Une épée de Damoclès sur la tête des victimes

Pendant très longtemps, pour les victimes de la fameuse poudre blanche utilisée dans le domaine de la construction, la volonté d’un procès pénal s’est heurtée à un mur. Considérant que les victimes et les ayants droit des personnes décédées étaient indemnisés au civil, les autorités publiques leur rétorquaient qu’il n’y avait pas lieu de prévoir des poursuites pénales. D’autant plus qu’après une âpre bataille, les anciens ouvriers étaient parvenus à faire reconnaître et indemniser leur « préjudice d’anxiété ».

Car l’amiante a cette spécificité : la fibre microscopique inhalée un jour peut très bien déclencher une maladie des années voire des décennies après. Le schéma médical est désormais connu. Tout commence par des plaques pleurales qui, à terme, se transforment en cancer de la plèvre, l’un des plus létaux. Les victimes ont donc obtenu réparation pour devoir vivre avec une épée de Damoclès au-dessus de la tête, sans savoir si elle s’abattra sur eux un jour, ni quand…

Mais, au-delà de l’aspect pécuniaire, c’est surtout le désir de voir jugés les responsables n’ayant pas réagi et pas empêché les morts qui meut les anciens travailleurs des chantiers navals.

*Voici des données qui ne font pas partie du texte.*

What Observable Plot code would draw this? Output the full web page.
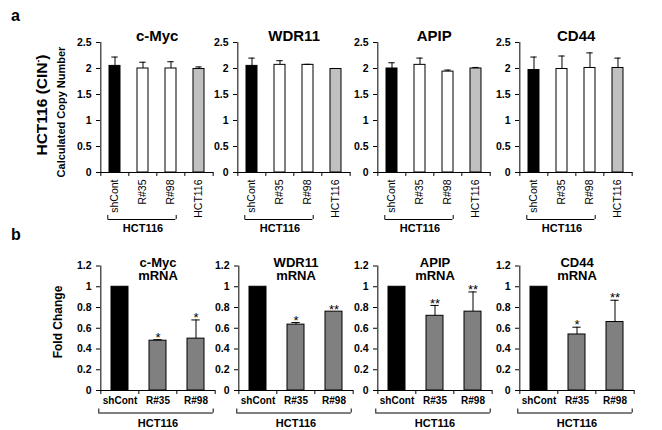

L’histoire est connue : l’amiante a été interdite en 1997 mais ses effets néfastes étaient connus et documentés depuis les années 1950.

L’expertise judiciaire de 2017 qui douche les espoirs des victimes

Ces dernières années, les procédures pénales se sont donc multipliées. Comme autant d’usines et d’entreprises qui utilisaient l’amiante jadis : les chantiers navals de la Normed à Dunkerque (Paris), l’usine Ferodo-Valeo de Condé-sur-Noireau (Calvados), la construction de Jussieu (Paris)… Les victimes ont placé tous leurs espoirs dans le travail de la juge Marie-Odile Bertella-Geffroy qui empilait les tomes de procédures dans son bureau exigu du pôle Santé Publique de Paris.

Au début des années 2010, la juge a enchaîné les mises en examen des responsables de chaque usine, de chaque structure. Un saucissonnage du dossier mais un réel espoir pour les victimes. Sauf que voilà, toutes ces mises en examen ont finalement été annulées par les cours d’appel et la Cour de cassation en raison d’une expertise judiciaire définitive versée au dossier en février 2017. Celle-ci estimait impossible de déduire avec précision le moment de l’exposition des salariés à la fibre cancérogène, et celui de leur contamination. Par conséquent, il était impossible d’établir les responsabilités pénales de tel ou tel dirigeant…

Le Comité permanent Amiante dans le viseur

La juge a quitté la magistrature pour devenir avocate. Les victimes ont mis du temps à se remettre de cette douche froide. Mais pas de quoi leur faire baisser les bras. Si on ne peut pas réclamer des comptes aux patrons des entreprises qui ont exposé les salariés à l’amiante, on peut peut-être en réclamer aux autorités publiques et sanitaires qui n’ont pas ordonné son interdiction plus tôt, se sont-elles dit.

Et notamment aux membres du Comité permanent Amiante (CPA). Ce groupe est accusé par les parties civiles d’avoir été le lobby des industriels et le promoteur de « l’usage contrôlé » de l’amiante pour en retarder au maximum l’interdiction. Les victimes en veulent pour preuve une enquête de Mediapart qui a révélé que des hauts fonctionnaires du ministère de l’Industrie, conseillés par les membres du CPA, avaient ignoré une directive européenne d’interdiction de l’amiante déposée par l’Allemagne en … 1991.

Les industriels ont diffusé « des informations délibérément falsifiées […] afin de conduire les pouvoirs publics à ne prendre aucune décision visant à protéger la population » et faire en sorte « qu’aucune décision ne soit prise ni dans un cadre national, ni dans un cadre international en vue d’interdire l’amiante », a expliqué Antoine Vey.

Si l’avocat a refusé de révéler les noms des quatorze personnes visées par sa citation directe, il y a de fortes chances pour qu’ils coïncident avec ceux des anciens membres du Comité permanent Amiante. Pour le découvrir, il faudra attendre la première audience de consignation qui devrait intervenir dans les prochaines semaines. Ils découvriront alors qu’ils vont devoir faire face à la colère et l’indignation de plus de 1 900 victimes qui se sont d’ores et déjà jointes à cette procédure.